Both of them, insiders say, are naturally “amiable” and have always been “mature” about navigating what at times must have been an uncomfortably public relationship. The former couple are well known for having an upper-class, water-under-the-bridge sort of approach to things. They married in 1973 and divorced in 1995 (after a period of separation). Both remarried – Parker Bowles and his second wife, Rosemary, were guests at Charles and Camilla’s service of blessing in 2005. There is a deep fondness between them, despite infidelity on both sides, rooted in a relationship that spans six decades.
“That set are pretty robust,” says one insider, “the Gloucestershire hunting set – a sort of aristocratic arrogance perhaps? As to the relationship, they are mutual parents and grandparents. So they do get on with it.”
The Parker Bowleses seem a thoroughly modern family.
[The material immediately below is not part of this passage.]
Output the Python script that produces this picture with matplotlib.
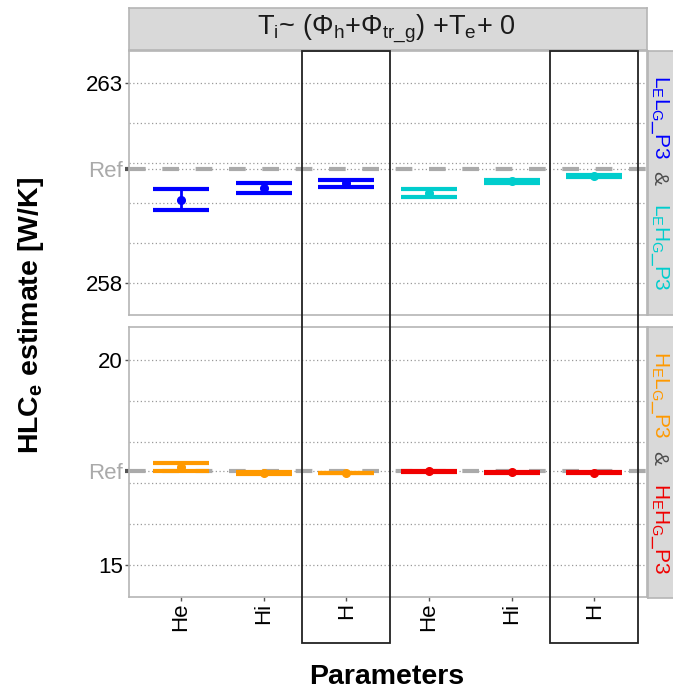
import matplotlib
matplotlib.use("Agg")
from matplotlib import pyplot as plt
from matplotlib.patches import Rectangle
from matplotlib.transforms import blended_transform_factory

plt.rcParams['font.family'] = ['Liberation Sans', 'DejaVu Sans']

# x categories (two series of three parameters each per panel)
params = ['He', 'Hi', 'H', 'He', 'Hi', 'H']

# top panel: LELG_P3 (blue) and LEHG_P3 (cyan)
ref_top = 260.84
lelg_mid = [260.08, 260.38, 260.49]
lelg_lo = [259.83, 260.26, 260.39]
lelg_hi = [260.35, 260.49, 260.58]
lehg_mid = [260.24, 260.55, 260.67]
lehg_lo = [260.15, 260.51, 260.64]
lehg_hi = [260.34, 260.58, 260.71]

# bottom panel: HELG_P3 (orange) and HEHG_P3 (red)
ref_bot = 17.29
helg_mid = [17.39, 17.24, 17.24]
helg_lo = [17.30, 17.21, 17.235]
helg_hi = [17.475, 17.27, 17.245]
hehg_mid = [17.29, 17.26, 17.25]
hehg_lo = [17.27, 17.25, 17.24]
hehg_hi = [17.30, 17.27, 17.26]

# highlighted parameter columns
boxed = [3, 6]

W, H = 673, 693
fig = plt.figure(figsize=(W / 100, H / 100), dpi=100)


def fx(px):
    return px / W


def fy(px):
    return 1 - px / H


left, right = 129, 647
ax_top = fig.add_axes([fx(left), fy(315), fx(right - left), (315 - 51) / H])
ax_bot = fig.add_axes([fx(left), fy(597), fx(right - left), (597 - 327) / H])

xs = list(range(1, 7))
grid_col = '#9a9a9a'


def draw_series(ax, x, mid, lo, hi, color):
    yerr = [[m - l for m, l in zip(mid, lo)], [h - m for m, h in zip(mid, hi)]]
    ax.errorbar(x, mid, yerr=yerr, fmt='o', color=color, ms=5.5, elinewidth=2,
                capsize=20.5, capthick=3, zorder=5)


def style_panel(ax, ylim, major, minor, ref):
    ax.set_xlim(0.37, 6.64)
    ax.set_ylim(*ylim)
    for v in minor + major + [ref]:
        ax.axhline(v, color=grid_col, lw=0.9, ls=(0, (1, 2)), zorder=1)
    ax.axhline(ref, color='#aaaaaa', lw=3, ls=(0, (4, 4)), zorder=2)
    ticks = [major[0], ref, major[1]]
    ax.set_yticks(ticks)
    ax.set_yticklabels([str(major[0]), 'Ref', str(major[1])], fontsize=16)
    ax.get_yticklabels()[1].set_color('#aaaaaa')
    ax.tick_params(axis='y', length=3, width=1, color='#555555', pad=1.5)
    ax.yaxis.get_major_ticks()[1].tick1line.set_color('#aaaaaa')
    ax.yaxis.get_major_ticks()[1].tick1line.set_markeredgewidth(3)
    for s in ax.spines.values():
        s.set_color('#b5b5b5')
        s.set_linewidth(1.2)


draw_series(ax_top, xs[:3], lelg_mid, lelg_lo, lelg_hi, '#0000ff')
draw_series(ax_top, xs[3:], lehg_mid, lehg_lo, lehg_hi, '#00cdcd')
style_panel(ax_top, (257.2, 263.8), [258, 263], [259, 260, 261, 262], ref_top)
ax_top.set_xticks([])

draw_series(ax_bot, xs[:3], helg_mid, helg_lo, helg_hi, '#ff9900')
draw_series(ax_bot, xs[3:], hehg_mid, hehg_lo, hehg_hi, '#f00000')
style_panel(ax_bot, (14.22, 20.8), [15, 20], [16, 17, 18, 19], ref_bot)
ax_bot.set_xticks(xs)
ax_bot.set_xticklabels(params, rotation=90, fontsize=16, va='top')
ax_bot.tick_params(axis='x', length=3, width=1, color='#555555', pad=1)

# black boxes spanning both panels and the tick labels
tr = blended_transform_factory(ax_bot.transData, fig.transFigure)
for b in boxed:
    fig.add_artist(Rectangle((b - 0.53, fy(643)), 1.06, (643 - 51) / H,
                             transform=tr, fill=False, ec='#222222', lw=1.3,
                             zorder=10))

# top facet strip
strip = fig.add_axes([fx(left), fy(50), fx(right - left), 42 / H])
strip.set_facecolor('#d9d9d9')
strip.set_xticks([])
strip.set_yticks([])
for s in strip.spines.values():
    s.set_color('#b5b5b5')
    s.set_linewidth(1.2)
strip.text(0.497, 0.5,
           r'T$_\mathregular{i}$~ (Φ$_\mathregular{h}$+Φ$_\mathregular{tr\_g}$) +T$_\mathregular{e}$+ 0',
           ha='center', va='center', fontsize=19.5, color='#1a1a1a',
           transform=strip.transAxes)

# right facet strips, squeezed into the narrow band left at the figure edge
right_strips = [
    (51, 315, [(r'L$_\mathregular{E}$L$_\mathregular{G}$_P3', '#0000ff'),
               ('&', '#4d4d4d'),
               (r'L$_\mathregular{E}$H$_\mathregular{G}$_P3', '#00cdcd')]),
    (327, 598, [(r'H$_\mathregular{E}$L$_\mathregular{G}$_P3', '#ff9900'),
                ('&', '#4d4d4d'),
                (r'H$_\mathregular{E}$H$_\mathregular{G}$_P3', '#f00000')]),
]
renderer = fig.canvas.get_renderer()
for top, bot, parts in right_strips:
    sax = fig.add_axes([fx(648), fy(bot), fx(40), (bot - top) / H])
    sax.set_facecolor('#d9d9d9')
    sax.set_xticks([])
    sax.set_yticks([])
    for s in sax.spines.values():
        s.set_color('#b5b5b5')
        s.set_linewidth(1.2)
    texts = []
    for s, c in parts:
        t = fig.text(fx(649), fy(top), s, rotation=-90, ha='left', va='top',
                     fontsize=15, color=c)
        texts.append(t)
    exts = [t.get_window_extent(renderer) for t in texts]
    lens = [e.height for e in exts]
    xleft = min(649, 672 - max(e.width for e in exts))
    gaps = [12, 18]
    total = sum(lens) + sum(gaps)
    y = (top + bot) / 2 - total / 2
    for i, (t, ln) in enumerate(zip(texts, lens)):
        t.set_position((fx(xleft), fy(y)))
        y += ln + (gaps[i] if i < len(gaps) else 0)

fig.text(fx(31), fy(316), r'HLC$_\mathregular{e}$ estimate [W/K]', rotation=90,
         ha='center', va='center', fontsize=20.5, fontweight='bold')
fig.text(fx(387), fy(677), 'Parameters', ha='center', va='center',
         fontsize=20.5, fontweight='bold')

fig.savefig('out.png', dpi=100)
They have two children – Laura Lopes, an art curator, and food writer Tom Parker Bowles – and five grandchildren, one of whom, Eliza, was a flower girl at the 2011 wedding of the Prince and Princess of Wales. Broadcaster Gyles Brandreth, who has known the Queen Consort since her school days, once said of Camilla: “Her family is key to her, especially her sister [Annabel], her former husband [Andrew Parker Bowles] and her children.”
Family must have been at the forefront of her mind when she and her husband separated, and when, shortly after, news broke of her resumed relationship with the then Prince Charles. Parker Bowles has “always been close to Camilla”, says Ingrid Seward, editor of Majesty magazine. “I think when she was having a really bad time when she was first with Prince Charles, when people were dreadful to her, she couldn’t even go out of her house, he was very supportive to her.”
Camilla and Andrew met in 1965. Camilla was 18 and Parker Bowles, 26, was a major in the Royal Horse Guards who played polo with Prince Charles. They were on and off, with Parker Bowles at one time dating Princess Anne. Around that time, Camilla was first introduced to the Prince.
Parker Bowles was “very handsome”, says Seward. “Attractive in a sort of louche way. Very charming.”
According to Jilly Cooper, Andrew was one of the men who inspired her beloved lothario, Rupert Campbell Black, the lovable cad from Riders. When she celebrated the re-release of the novel in 2016, Cooper invited Parker Bowles. Campbell-Black, you’ll recall, was supposedly the most handsome man in England who seduced his way through an extraordinary number of women.
Through all the “ins and outs” of their history, the ex-spouses seem to have maintained a friendly relationship. “I think from very early on they just found a sort of equilibrium together and it’s never gone,” says Seward.
Will this week’s appearance mean Parker Bowles is about to officially join the Firm? That may be a step too far. It was standard practice for the late Queen and the Duke of Edinburgh to be represented by someone at an event, particularly at a funeral. Still, few divorced couples could get on with the job with the can-do ease of the Parker Bowleses.